De Gaulle, le 28 décembre 1958
Avant tout, Françaises, Français, je veux vous dire que
j'accepte le mandat que vous m'avez confié. Votre décision fut marquée lors de
la crise nationale du mois de mai, affirmée par le référendum, répétée par les
élections, précisée par le vote des élus dimanche dernier. La tâche nationale
qui m'incombe depuis dix-huit ans se trouve, de ce fait, confirmée. Guide de la
France et Chef de l'État républicain, j'exercerai le pouvoir suprême dans toute
l'étendue qu'il comporte désormais et suivant l'esprit nouveau qui me l'a fait
attribuer. (…)
Bien entendu, le danger s'étendait aux finances et à
l'économie. Dans les derniers jours de mai, nous étions, à cet égard, sur la
route de la catastrophe. La balance des comptes entre ce qu'il nous fallait
acheter au-dehors et ce que nous pouvions y vendre atteignait un déficit
apparemment irréductible, tandis que les prêts étrangers se trouvaient presque
épuisés. D'ailleurs, on ne voyait plus comment faire face normalement à toutes
les dépenses de l'État, les impôts n'y suffisant point et le crédit semblant
s'éteindre. Enfin, les prix ne cessaient pas de monter, ainsi que l'inquiétude
sociale. Brochant sur le tout, une certaine récession se faisait déjà sentir.

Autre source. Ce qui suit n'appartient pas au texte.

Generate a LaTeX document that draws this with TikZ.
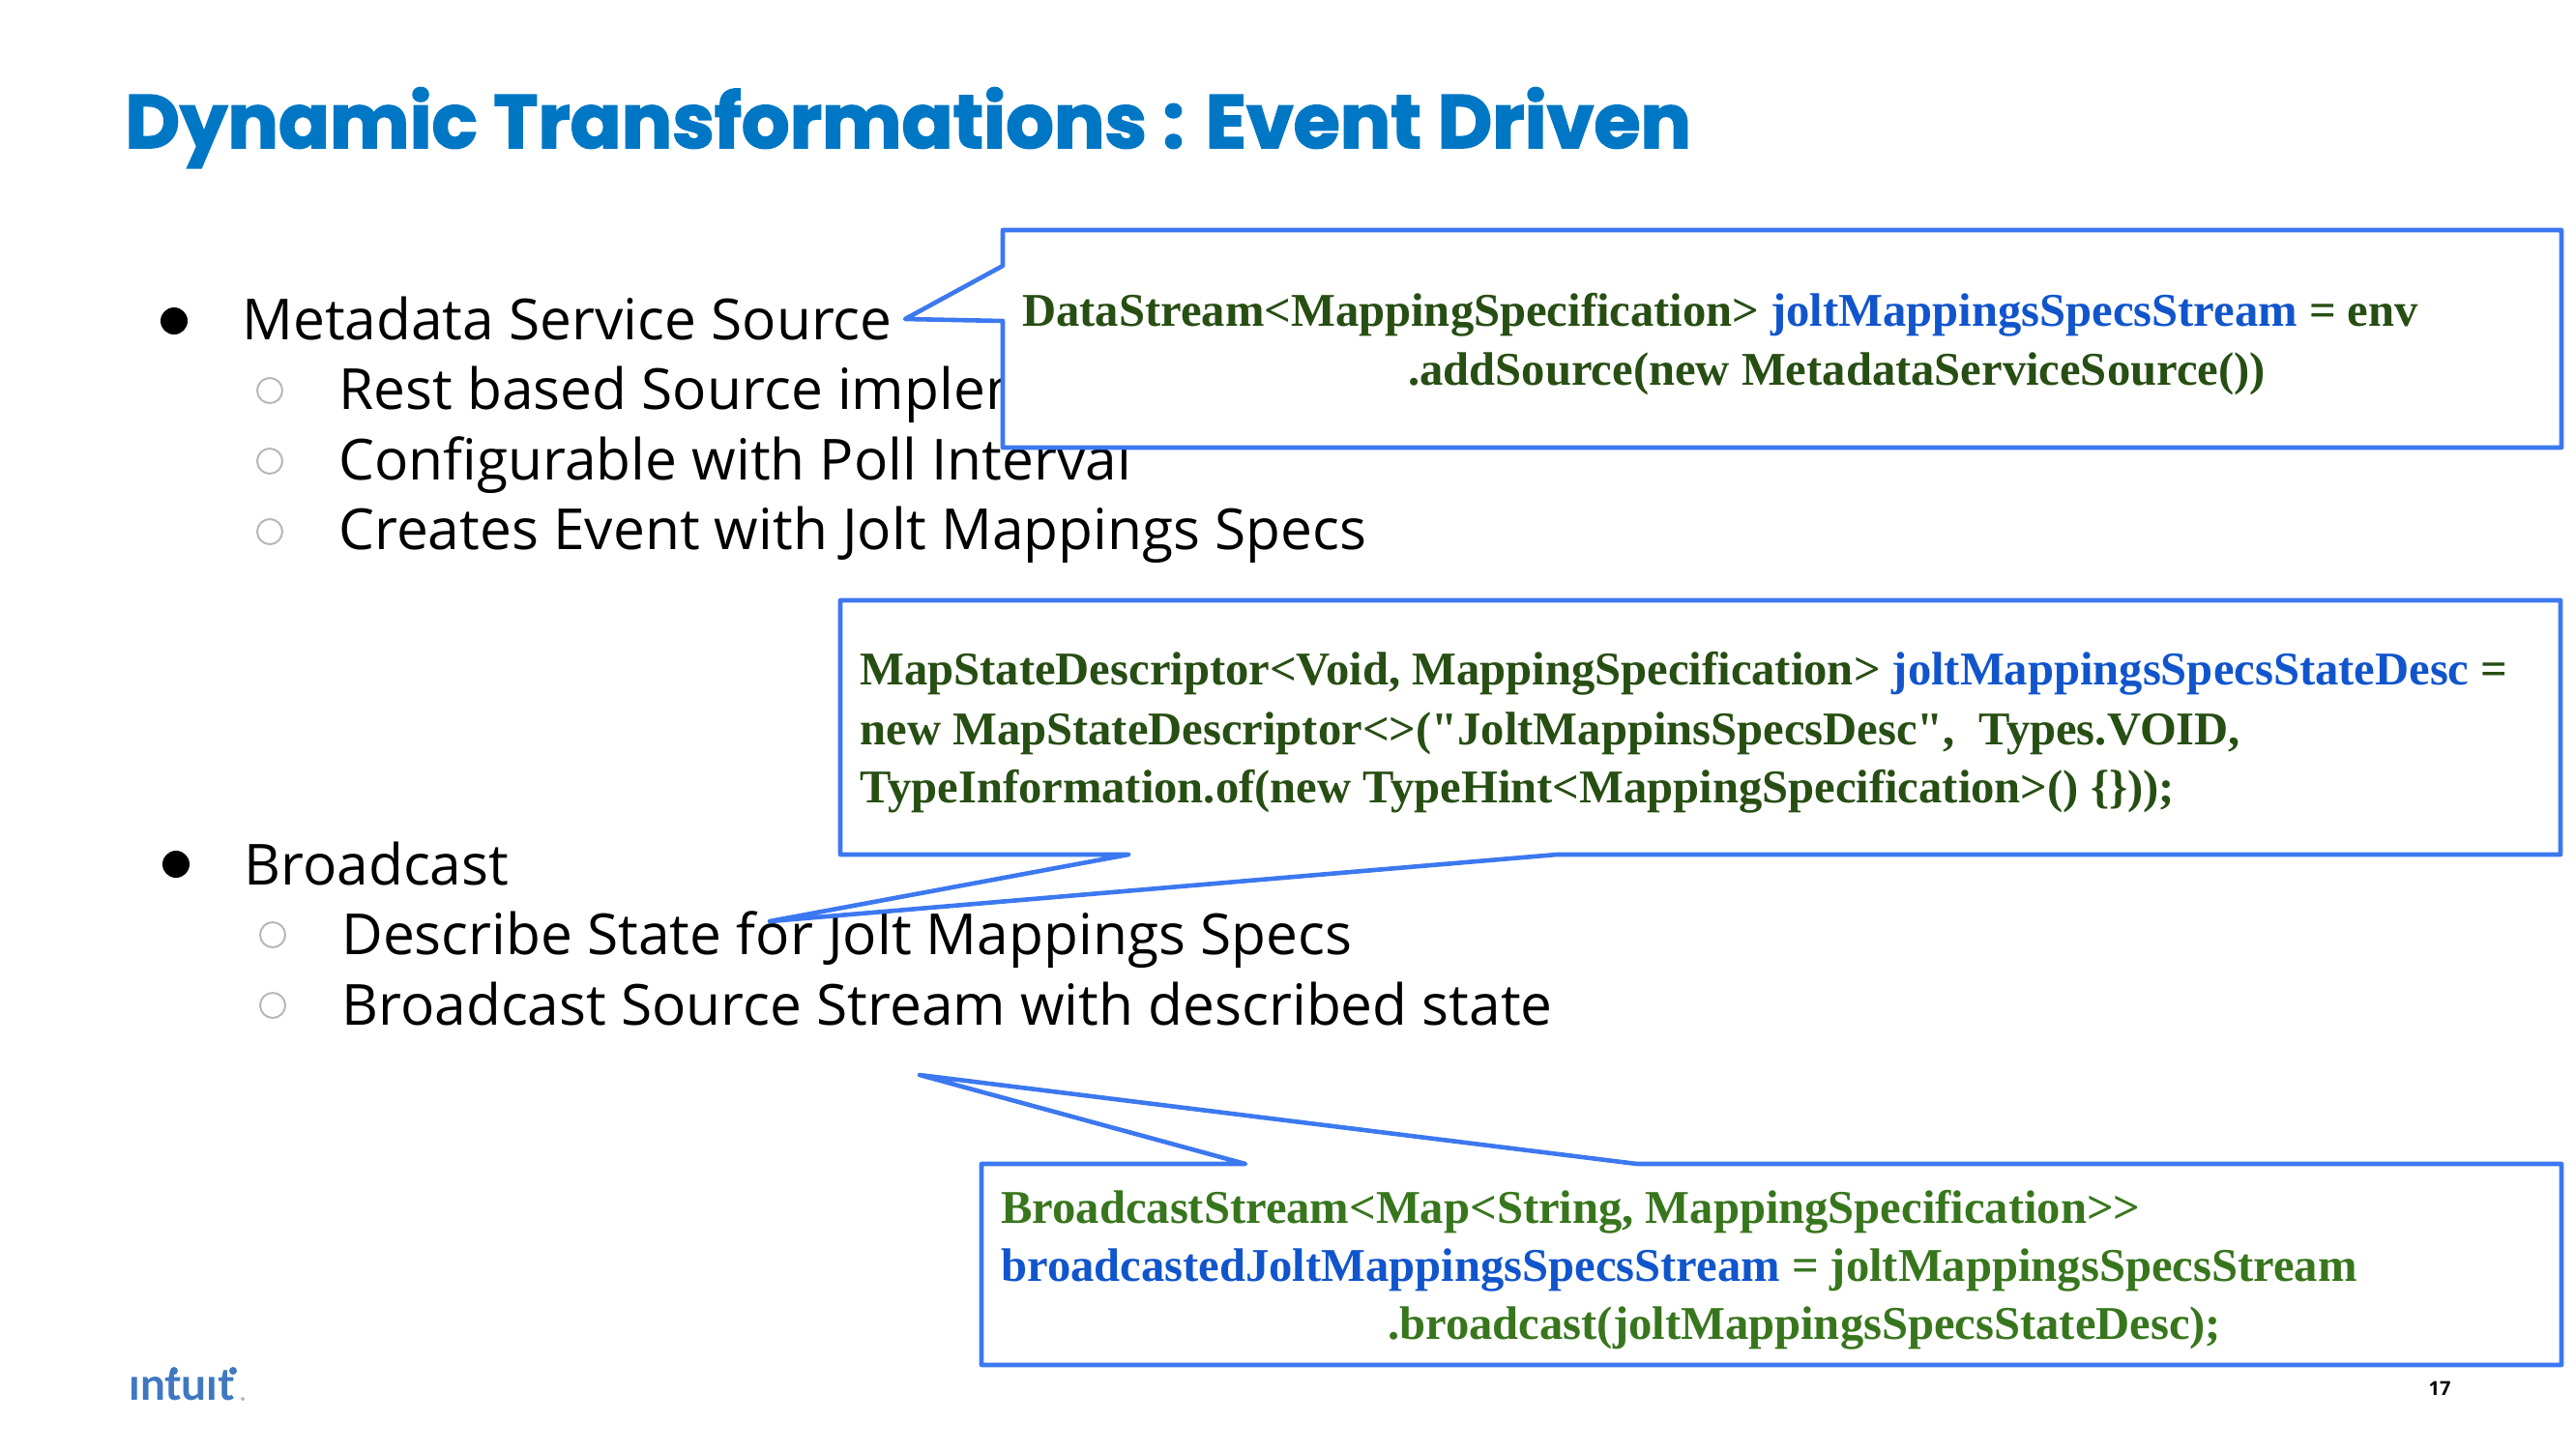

Le mouvement du mois de mai, s'il apparut d'abord en Algérie, procédait en
réalité de la conviction générale que le pouvoir était impuissant devant la
marée des menaces, y compris, naturellement, celles qui pesaient sur notre
économie.
La confiance du pays nous a permis, dans ce domaine comme
dans les autres, de renverser la tendance et de parer au plus pressé.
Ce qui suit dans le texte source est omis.